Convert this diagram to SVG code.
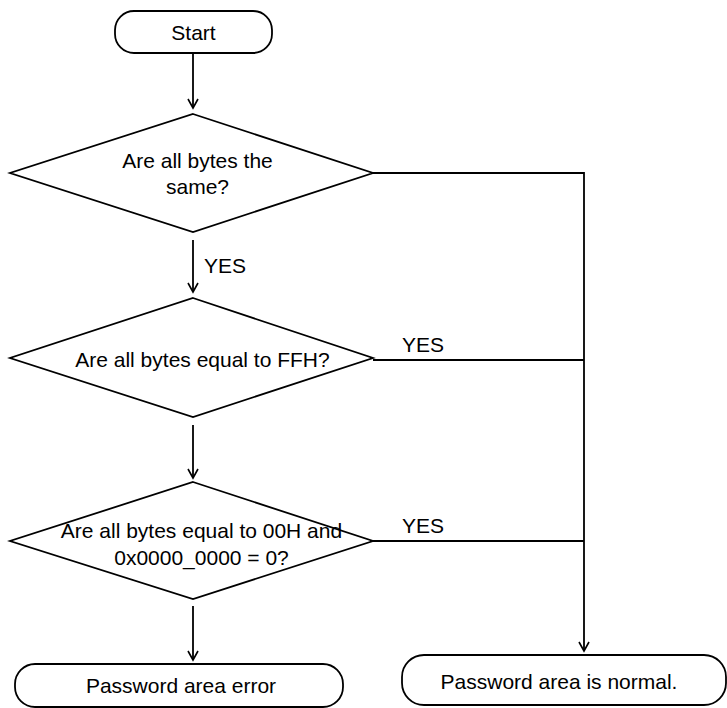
<svg xmlns="http://www.w3.org/2000/svg" width="727" height="708" viewBox="0 0 727 708">
<style>
.s{fill:#fff;stroke:#000;stroke-width:1.8}
.t{font-family:"Liberation Sans",Arial,sans-serif;font-size:21px;fill:#000}
.c{text-anchor:middle}
.l{fill:none;stroke:#000;stroke-width:1.8}
</style>
<defs>
<marker id="a" markerWidth="12" markerHeight="12" refX="10" refY="6" orient="auto" markerUnits="userSpaceOnUse">
<path d="M1,1 L10,6 L1,11" fill="none" stroke="#000" stroke-width="1.6"/>
</marker>
</defs>
<rect width="727" height="708" fill="#fff"/>
<g id="start">
<rect class="s" x="115" y="11" width="157" height="42" rx="19"/>
<text class="t c" x="193.5" y="40">Start</text>
</g>
<g id="q1">
<polygon class="s" points="193,114 373,173 193,232 10,173"/>
<text class="t c" x="197.5" y="168">Are all bytes the</text>
<text class="t c" x="197.5" y="194">same?</text>
</g>
<g id="q2">
<polygon class="s" points="193,298 373,358 193,417 10,358"/>
<text class="t c" x="202.5" y="367">Are all bytes equal to FFH?</text>
</g>
<g id="q3">
<polygon class="s" points="193,482 373,541 193,599 10,541"/>
<text class="t c" x="201.5" y="538">Are all bytes equal to 00H and</text>
<text class="t c" x="201.5" y="565">0x0000_0000 = 0?</text>
</g>
<g id="err">
<rect class="s" x="15" y="664" width="328" height="43" rx="20"/>
<text class="t c" x="181" y="693">Password area error</text>
</g>
<g id="ok">
<rect class="s" x="402" y="655" width="324" height="50" rx="22"/>
<text class="t c" x="559" y="689">Password area is normal.</text>
</g>
<g id="connectors">
<line class="l" x1="193" y1="53" x2="193" y2="108" marker-end="url(#a)"/>
<line class="l" x1="193" y1="240" x2="193" y2="292" marker-end="url(#a)"/>
<text class="t" x="204" y="273">YES</text>
<line class="l" x1="193" y1="425" x2="193" y2="478" marker-end="url(#a)"/>
<line class="l" x1="193" y1="606" x2="193" y2="660" marker-end="url(#a)"/>
<polyline class="l" points="373,173 584,173 584,651" marker-end="url(#a)"/>
<line class="l" x1="373" y1="360" x2="584" y2="360"/>
<text class="t" x="402" y="352">YES</text>
<line class="l" x1="373" y1="541" x2="584" y2="541"/>
<text class="t" x="402" y="533">YES</text>
</g>
</svg>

□ □ □ □ □ □ □

◆ What is expected ◆
Restate the whole listing above exactly, please, omitting every image.

◆ Solution to this exercise ◆
Convert this diagram to SVG code.
<svg xmlns="http://www.w3.org/2000/svg" width="727" height="708" viewBox="0 0 727 708">
<style>
.s{fill:#fff;stroke:#000;stroke-width:1.8}
.t{font-family:"Liberation Sans",Arial,sans-serif;font-size:21px;fill:#000}
.c{text-anchor:middle}
.l{fill:none;stroke:#000;stroke-width:1.8}
</style>
<defs>
<marker id="a" markerWidth="12" markerHeight="12" refX="10" refY="6" orient="auto" markerUnits="userSpaceOnUse">
<path d="M1,1 L10,6 L1,11" fill="none" stroke="#000" stroke-width="1.6"/>
</marker>
</defs>
<rect width="727" height="708" fill="#fff"/>
<g id="start">
<rect class="s" x="115" y="11" width="157" height="42" rx="19"/>
<text class="t c" x="193.5" y="40">Start</text>
</g>
<g id="q1">
<polygon class="s" points="193,114 373,173 193,232 10,173"/>
<text class="t c" x="197.5" y="168">Are all bytes the</text>
<text class="t c" x="197.5" y="194">same?</text>
</g>
<g id="q2">
<polygon class="s" points="193,298 373,358 193,417 10,358"/>
<text class="t c" x="202.5" y="367">Are all bytes equal to FFH?</text>
</g>
<g id="q3">
<polygon class="s" points="193,482 373,541 193,599 10,541"/>
<text class="t c" x="201.5" y="538">Are all bytes equal to 00H and</text>
<text class="t c" x="201.5" y="565">0x0000_0000 = 0?</text>
</g>
<g id="err">
<rect class="s" x="15" y="664" width="328" height="43" rx="20"/>
<text class="t c" x="181" y="693">Password area error</text>
</g>
<g id="ok">
<rect class="s" x="402" y="655" width="324" height="50" rx="22"/>
<text class="t c" x="559" y="689">Password area is normal.</text>
</g>
<g id="connectors">
<line class="l" x1="193" y1="53" x2="193" y2="108" marker-end="url(#a)"/>
<line class="l" x1="193" y1="240" x2="193" y2="292" marker-end="url(#a)"/>
<text class="t" x="204" y="273">YES</text>
<line class="l" x1="193" y1="425" x2="193" y2="478" marker-end="url(#a)"/>
<line class="l" x1="193" y1="606" x2="193" y2="660" marker-end="url(#a)"/>
<polyline class="l" points="373,173 584,173 584,651" marker-end="url(#a)"/>
<line class="l" x1="373" y1="360" x2="584" y2="360"/>
<text class="t" x="402" y="352">YES</text>
<line class="l" x1="373" y1="541" x2="584" y2="541"/>
<text class="t" x="402" y="533">YES</text>
</g>
</svg>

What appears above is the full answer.